Stored items
## Start

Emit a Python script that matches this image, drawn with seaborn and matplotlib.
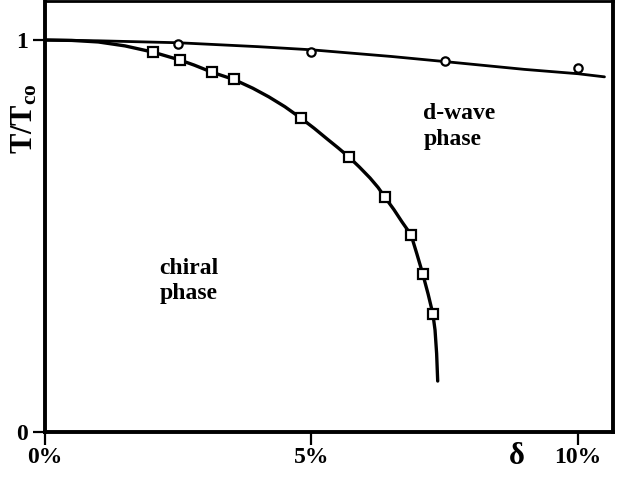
import matplotlib
matplotlib.use("Agg")
import matplotlib.pyplot as plt
import seaborn as sns
import pandas as pd

# ---- data ----
chiral_pts_x = [2.03, 2.53, 3.13, 3.55, 4.80, 5.70, 6.38, 6.87, 7.09, 7.28]
chiral_pts_y = [0.969, 0.949, 0.918, 0.901, 0.801, 0.702, 0.599, 0.503, 0.403, 0.301]

chiral_curve_x = [0, 0.5, 1.0, 1.5, 2.03, 2.53, 2.8, 3.13, 3.55, 3.9, 4.2, 4.5,
                  4.8, 5.05, 5.3, 5.5, 5.70, 5.9, 6.1, 6.25, 6.38, 6.55, 6.7,
                  6.87, 6.98, 7.09, 7.19, 7.28, 7.32, 7.35, 7.37]
chiral_curve_y = [1.0, 0.999, 0.995, 0.985, 0.969, 0.949, 0.936, 0.918, 0.899,
                  0.877, 0.855, 0.83, 0.801, 0.775, 0.747, 0.725, 0.702, 0.676,
                  0.648, 0.624, 0.599, 0.567, 0.536, 0.503, 0.454, 0.403, 0.352,
                  0.301, 0.26, 0.20, 0.13]

dwave_pts_x = [2.5, 5.0, 7.5, 10.0]
dwave_pts_y = [0.99, 0.969, 0.946, 0.929]

dwave_curve_x = [0, 1.0, 2.5, 4.0, 5.0, 6.5, 7.5, 9.0, 10.0, 10.5]
dwave_curve_y = [1.0, 0.998, 0.993, 0.983, 0.975, 0.958, 0.945, 0.925, 0.914, 0.906]

xticks = [0, 5, 10]
xticklabels = ["0%", "5%", "10%"]
yticks = [0, 1]
yticklabels = ["0", "1"]

# ---- style ----
sns.set_style("white")
plt.rcParams["font.family"] = ["Liberation Serif", "DejaVu Serif"]
plt.rcParams["font.weight"] = "bold"
plt.rcParams["text.color"] = "black"
plt.rcParams["axes.labelcolor"] = "black"
plt.rcParams["xtick.color"] = "black"
plt.rcParams["ytick.color"] = "black"
plt.rcParams["mathtext.fontset"] = "custom"
plt.rcParams["mathtext.rm"] = "Liberation Serif:bold"
plt.rcParams["mathtext.bf"] = "Liberation Serif:bold"
plt.rcParams["mathtext.it"] = "Liberation Serif:bold"

fig = plt.figure(figsize=(6.24, 4.78), dpi=100)
ax = fig.add_axes([45 / 624, (478 - 432) / 478, (613 - 45) / 624, (432 - 1) / 478])

chiral_curve = pd.DataFrame({"x": chiral_curve_x, "y": chiral_curve_y})
dwave_curve = pd.DataFrame({"x": dwave_curve_x, "y": dwave_curve_y})
chiral_pts = pd.DataFrame({"x": chiral_pts_x, "y": chiral_pts_y})
dwave_pts = pd.DataFrame({"x": dwave_pts_x, "y": dwave_pts_y})

sns.lineplot(data=dwave_curve, x="x", y="y", sort=False, color="black", lw=2.0, ax=ax)
sns.lineplot(data=chiral_curve, x="x", y="y", sort=False, color="black", lw=2.4, ax=ax)
ax.plot(chiral_pts["x"], chiral_pts["y"], ls="none", marker="s", ms=7,
        mfc="white", mec="black", mew=1.6, zorder=5)
ax.plot(dwave_pts["x"], dwave_pts["y"], ls="none", marker="o", ms=6,
        mfc="white", mec="black", mew=1.6, zorder=5)

ax.set_xlim(0, 10.66)
ax.set_ylim(0, 1.0995)

for s in ax.spines.values():
    s.set_visible(True)
    s.set_color("black")
    s.set_linewidth(2.8)
ax.spines["top"].set_linewidth(2.0)

ax.set_xticks(xticks)
ax.set_xticklabels(xticklabels, fontsize=17, fontweight="bold")
ax.set_yticks(yticks)
ax.set_yticklabels(yticklabels, fontsize=17)
ax.tick_params(axis="both", direction="out", length=9, width=1.6, color="black",
               labelcolor="black", bottom=True, left=True, pad=3)
ax.tick_params(axis="x", pad=2)

ax.set_xlabel("")
ax.set_ylabel(r"$\mathrm{T/T_{co}}$", fontsize=22, color="black")
ax.yaxis.set_label_coords(-0.01, 0.728)

ax.text(2.15, 0.385, "chiral\nphase", fontsize=17, fontweight="bold",
        ha="left", va="center", linespacing=1.3, color="black")
ax.text(7.1, 0.78, "d-wave\nphase", fontsize=17, fontweight="bold",
        ha="left", va="center", linespacing=1.3, color="black")
ax.text(8.85, -0.062, "δ", fontsize=22, fontweight="bold",
        ha="center", va="center", clip_on=False, color="black")

fig.savefig("out.png", dpi=100)
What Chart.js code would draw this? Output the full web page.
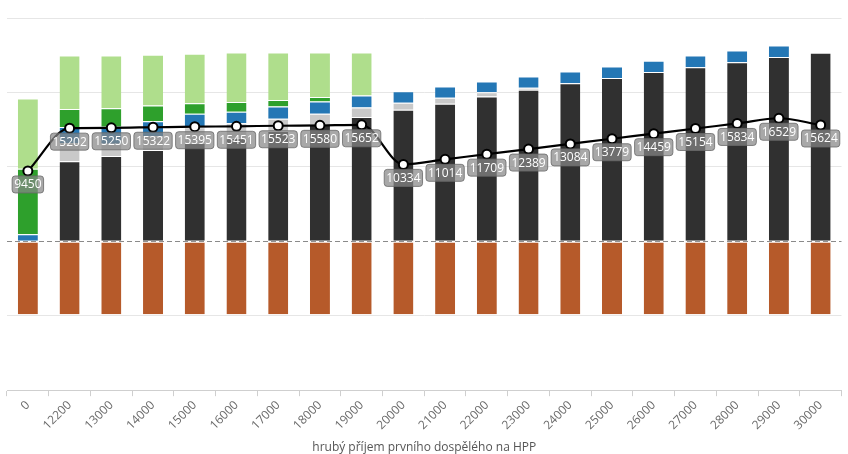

## End

Stated task >> Output the records above exactly as they are, leaving out the pictures.

Result >>
Emit a Python script that matches this image, drawn with seaborn and matplotlib.
import matplotlib
matplotlib.use("Agg")
import matplotlib.pyplot as plt
import seaborn as sns
import pandas as pd

# ---- data ----
chiral_pts_x = [2.03, 2.53, 3.13, 3.55, 4.80, 5.70, 6.38, 6.87, 7.09, 7.28]
chiral_pts_y = [0.969, 0.949, 0.918, 0.901, 0.801, 0.702, 0.599, 0.503, 0.403, 0.301]

chiral_curve_x = [0, 0.5, 1.0, 1.5, 2.03, 2.53, 2.8, 3.13, 3.55, 3.9, 4.2, 4.5,
                  4.8, 5.05, 5.3, 5.5, 5.70, 5.9, 6.1, 6.25, 6.38, 6.55, 6.7,
                  6.87, 6.98, 7.09, 7.19, 7.28, 7.32, 7.35, 7.37]
chiral_curve_y = [1.0, 0.999, 0.995, 0.985, 0.969, 0.949, 0.936, 0.918, 0.899,
                  0.877, 0.855, 0.83, 0.801, 0.775, 0.747, 0.725, 0.702, 0.676,
                  0.648, 0.624, 0.599, 0.567, 0.536, 0.503, 0.454, 0.403, 0.352,
                  0.301, 0.26, 0.20, 0.13]

dwave_pts_x = [2.5, 5.0, 7.5, 10.0]
dwave_pts_y = [0.99, 0.969, 0.946, 0.929]

dwave_curve_x = [0, 1.0, 2.5, 4.0, 5.0, 6.5, 7.5, 9.0, 10.0, 10.5]
dwave_curve_y = [1.0, 0.998, 0.993, 0.983, 0.975, 0.958, 0.945, 0.925, 0.914, 0.906]

xticks = [0, 5, 10]
xticklabels = ["0%", "5%", "10%"]
yticks = [0, 1]
yticklabels = ["0", "1"]

# ---- style ----
sns.set_style("white")
plt.rcParams["font.family"] = ["Liberation Serif", "DejaVu Serif"]
plt.rcParams["font.weight"] = "bold"
plt.rcParams["text.color"] = "black"
plt.rcParams["axes.labelcolor"] = "black"
plt.rcParams["xtick.color"] = "black"
plt.rcParams["ytick.color"] = "black"
plt.rcParams["mathtext.fontset"] = "custom"
plt.rcParams["mathtext.rm"] = "Liberation Serif:bold"
plt.rcParams["mathtext.bf"] = "Liberation Serif:bold"
plt.rcParams["mathtext.it"] = "Liberation Serif:bold"

fig = plt.figure(figsize=(6.24, 4.78), dpi=100)
ax = fig.add_axes([45 / 624, (478 - 432) / 478, (613 - 45) / 624, (432 - 1) / 478])

chiral_curve = pd.DataFrame({"x": chiral_curve_x, "y": chiral_curve_y})
dwave_curve = pd.DataFrame({"x": dwave_curve_x, "y": dwave_curve_y})
chiral_pts = pd.DataFrame({"x": chiral_pts_x, "y": chiral_pts_y})
dwave_pts = pd.DataFrame({"x": dwave_pts_x, "y": dwave_pts_y})

sns.lineplot(data=dwave_curve, x="x", y="y", sort=False, color="black", lw=2.0, ax=ax)
sns.lineplot(data=chiral_curve, x="x", y="y", sort=False, color="black", lw=2.4, ax=ax)
ax.plot(chiral_pts["x"], chiral_pts["y"], ls="none", marker="s", ms=7,
        mfc="white", mec="black", mew=1.6, zorder=5)
ax.plot(dwave_pts["x"], dwave_pts["y"], ls="none", marker="o", ms=6,
        mfc="white", mec="black", mew=1.6, zorder=5)

ax.set_xlim(0, 10.66)
ax.set_ylim(0, 1.0995)

for s in ax.spines.values():
    s.set_visible(True)
    s.set_color("black")
    s.set_linewidth(2.8)
ax.spines["top"].set_linewidth(2.0)

ax.set_xticks(xticks)
ax.set_xticklabels(xticklabels, fontsize=17, fontweight="bold")
ax.set_yticks(yticks)
ax.set_yticklabels(yticklabels, fontsize=17)
ax.tick_params(axis="both", direction="out", length=9, width=1.6, color="black",
               labelcolor="black", bottom=True, left=True, pad=3)
ax.tick_params(axis="x", pad=2)

ax.set_xlabel("")
ax.set_ylabel(r"$\mathrm{T/T_{co}}$", fontsize=22, color="black")
ax.yaxis.set_label_coords(-0.01, 0.728)

ax.text(2.15, 0.385, "chiral\nphase", fontsize=17, fontweight="bold",
        ha="left", va="center", linespacing=1.3, color="black")
ax.text(7.1, 0.78, "d-wave\nphase", fontsize=17, fontweight="bold",
        ha="left", va="center", linespacing=1.3, color="black")
ax.text(8.85, -0.062, "δ", fontsize=22, fontweight="bold",
        ha="center", va="center", clip_on=False, color="black")

fig.savefig("out.png", dpi=100)
What Chart.js code would draw this? Output the full web page.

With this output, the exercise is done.